Chemical and physical data
- Formula: C_{22}H_{27}N_{3}O_{2}
- Molar mass: 365.477 g·mol^{−1}
- 3D model (JSmol): Interactive image;
- SMILES O=C/1N(c3c(\N=C\1Cc2ccc(OC)cc2)cccc3)CCN(CC)CC;
- InChI InChI=1S/C22H27N3O2/c1-4-24(5-2)14-15-25-21-9-7-6-8-19(21)23-20(22(25)26)16-17-10-12-18(27-3)13-11-17/h6-13H,4-5,14-16H2,1-3H3; Key:MSPRUJDUTKRMLM-UHFFFAOYSA-N;

= Caroverine =

Chemical compound

Caroverine is an antispasmodic drug used in Austria and Switzerland to relieve spasms in smooth muscles, as well as to treat cerebrovascular diseases and tinnitus.

Chemically, it is a quinoxalineone and is available in both a base and hydrochloric acid forms.

== Pharmacology ==
Pharmacologically, it has been described as a nonspecific calcium channel blocker and as an antagonist of the NMDA receptor and other receptors.

== History ==
It was discovered in Austria in the 1950s and was developed by Austrian company Phafag AG.

Its international nonproprietary name (INN), caroverine, was proposed in 1972.

== Society and culture ==

=== Brand names ===
As of 2018, it was marketed under the brand names Spasmium and Tinnitin in Austria, and under the brand Tinnex in India.

== Research ==
An intravenous formulation was tested in a single-blinded study in tinnitus that published in 1997 and had positive results; an effort to replicate those results failed to show any effect, and more people had their condition worsen than experienced benefit.
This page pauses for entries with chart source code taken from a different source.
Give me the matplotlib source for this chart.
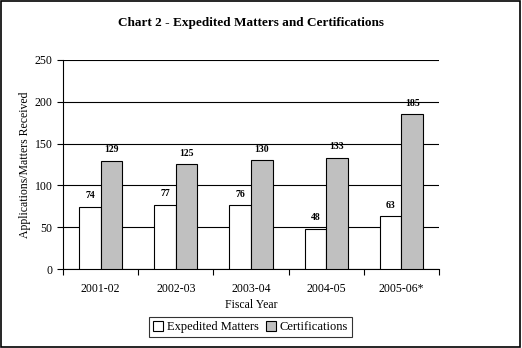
import numpy as np
import matplotlib.pyplot as plt
from matplotlib.patches import Rectangle

years = ['2001-02', '2002-03', '2003-04', '2004-05', '2005-06*']
expedited = [74, 77, 76, 48, 63]
certifications = [129, 125, 130, 133, 185]
yticks = [0, 50, 100, 150, 200, 250]

plt.rcParams['font.family'] = ['Liberation Serif', 'DejaVu Serif']

fig = plt.figure(figsize=(5.22, 3.48), dpi=100)
fig.patches.append(Rectangle((0.002, 0.003), 0.995, 0.994, transform=fig.transFigure,
                             fill=False, edgecolor='black', linewidth=1.2))
ax = fig.add_axes([0.1207, 0.227, 0.7203, 0.6006])

x = np.arange(len(years))
w = 0.286
b1 = ax.bar(x - w / 2, expedited, w, color='white', edgecolor='black', linewidth=0.8, zorder=3)
b2 = ax.bar(x + w / 2, certifications, w, color='#c0c0c0', edgecolor='black', linewidth=0.8, zorder=3)

for bars, vals in ((b1, expedited), (b2, certifications)):
    for r, v in zip(bars, vals):
        ax.text(r.get_x() + r.get_width() / 2, v + 8, str(v), ha='center', va='bottom',
                fontsize=7, fontweight='bold')

ax.set_xlim(-0.5, len(years) - 0.5)
ax.set_ylim(0, 250)
ax.set_yticks(yticks)
ax.set_xticks(x)
ax.set_xticklabels(years, fontsize=8.5)
ax.set_xticks(np.arange(len(years) + 1) - 0.5, minor=True)
ax.tick_params(axis='x', which='major', length=0, pad=10)
ax.tick_params(axis='x', which='minor', length=4, direction='out', width=0.8)
ax.tick_params(axis='y', length=4, direction='out', width=0.8, labelsize=8.5)
ax.yaxis.grid(True, color='black', linewidth=0.8, zorder=0)
ax.set_axisbelow(True)
for s in ('top', 'right'):
    ax.spines[s].set_visible(False)
for s in ('left', 'bottom'):
    ax.spines[s].set_linewidth(0.8)

ax.set_xlabel('Fiscal Year', fontsize=8.5, labelpad=3)
ax.set_ylabel('Applications/Matters Received', fontsize=8.5, labelpad=3)
fig.text(0.48, 0.935, 'Chart 2 - Expedited Matters and Certifications', ha='center',
         va='center', fontsize=9.5, fontweight='bold')

leg = fig.legend([b1, b2], ['Expedited Matters', 'Certifications'], loc='center',
                 bbox_to_anchor=(0.48, 0.06), ncol=2, fontsize=9, frameon=True,
                 fancybox=False, edgecolor='black', handlelength=0.8, handleheight=0.8,
                 handletextpad=0.3, columnspacing=0.6, borderpad=0.3)
leg.get_frame().set_linewidth(0.8)

fig.savefig('out.png', dpi=100)
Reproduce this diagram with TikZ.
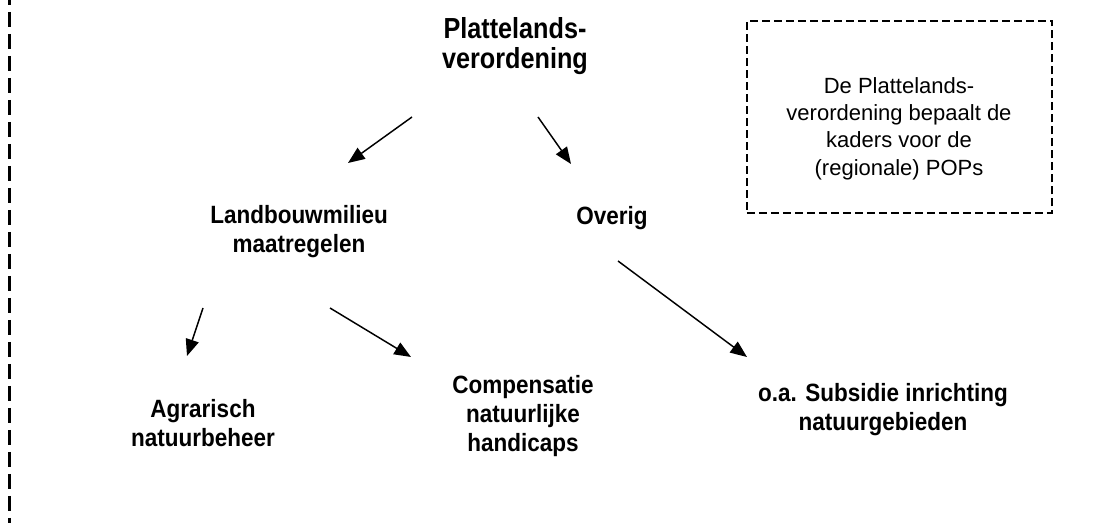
\documentclass[tikz,border=0pt]{standalone}
\usepackage{fontspec}
\setmainfont{Liberation Sans}
\newfontfamily\titlefam[FakeStretch=0.87]{Liberation Sans}
\newfontfamily\labelfam[FakeStretch=0.9]{Liberation Sans}
\usetikzlibrary{arrows.meta}

\tikzset{
  titlelabel/.style={align=center, inner sep=0pt,
    font=\titlefam\bfseries\fontsize{21.75pt}{22.5pt}\selectfont},
  boldlabel/.style={align=center, inner sep=0pt,
    font=\labelfam\bfseries\fontsize{18.75pt}{21.75pt}\selectfont},
  notetext/.style={align=center, inner sep=0pt,
    font=\fontsize{16.5pt}{20.5pt}\selectfont},
  link/.style={line width=1.1pt, -{Triangle[length=12.5pt,width=10pt]}},
  notebox/.style={line width=1.2pt, dash pattern=on 6pt off 3pt},
  margin/.style={line width=1.6pt, dash pattern=on 11.25pt off 5.25pt, dash phase=7.5pt}
}

\begin{document}
\begin{tikzpicture}[x=0.75pt, y=-0.75pt]
  \useasboundingbox (0,0) rectangle (1110,523);

  % left margin rule
  \coordinate (mtop) at (9.5,0);
  \coordinate (mbot) at (9.5,523);
  \draw[margin] (mtop) -- (mbot);

  % note box
  \node[notebox, draw, minimum width=229pt, minimum height=144pt, inner sep=0pt]
    (box) at (899.5,117) {};
  \node[notetext] (note) at (899,128.5)
    {De Plattelands-\\verordening bepaalt de\\kaders voor de\\(regionale) POPs};

  % labels
  \node[titlelabel] (plv) at (515,46.5) {Plattelands-\\verordening};
  \node[boldlabel] (lbm) at (299,232) {Landbouwmilieu\\maatregelen};
  \node[boldlabel] (ovr) at (612,218) {Overig};
  \node[boldlabel] (agr) at (203,423) {Agrarisch\\natuurbeheer};
  \node[boldlabel] (cmp) at (523,416) {Compensatie\\natuurlijke\\handicaps};
  \node[boldlabel] (sub) at (883,410) {o.a. Subsidie inrichting\\natuurgebieden};

  % arrow end points
  \coordinate (a1s) at (412,117); \coordinate (a1e) at (348,163);
  \coordinate (a2s) at (538,117); \coordinate (a2e) at (571,164);
  \coordinate (a3s) at (203,308); \coordinate (a3e) at (187,356);
  \coordinate (a4s) at (330,308); \coordinate (a4e) at (411,357);
  \coordinate (a5s) at (618,261); \coordinate (a5e) at (747,357);

  \draw[link] (a1s) -- (a1e);
  \draw[link] (a2s) -- (a2e);
  \draw[link] (a3s) -- (a3e);
  \draw[link] (a4s) -- (a4e);
  \draw[link] (a5s) -- (a5e);
\end{tikzpicture}
\end{document}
Pilot studies using a spray formulation for tinnitus published in 2005.

In 2010 Phafag licensed rights to caroverine to the Indian company, Lincoln Pharmaceuticals, to develop the drug for tinnitus in India. Lincoln first marketed it for that purpose in India in 2011.

As of 2016 it had been studied in a small clinical trial in people with loss of the sense of smell.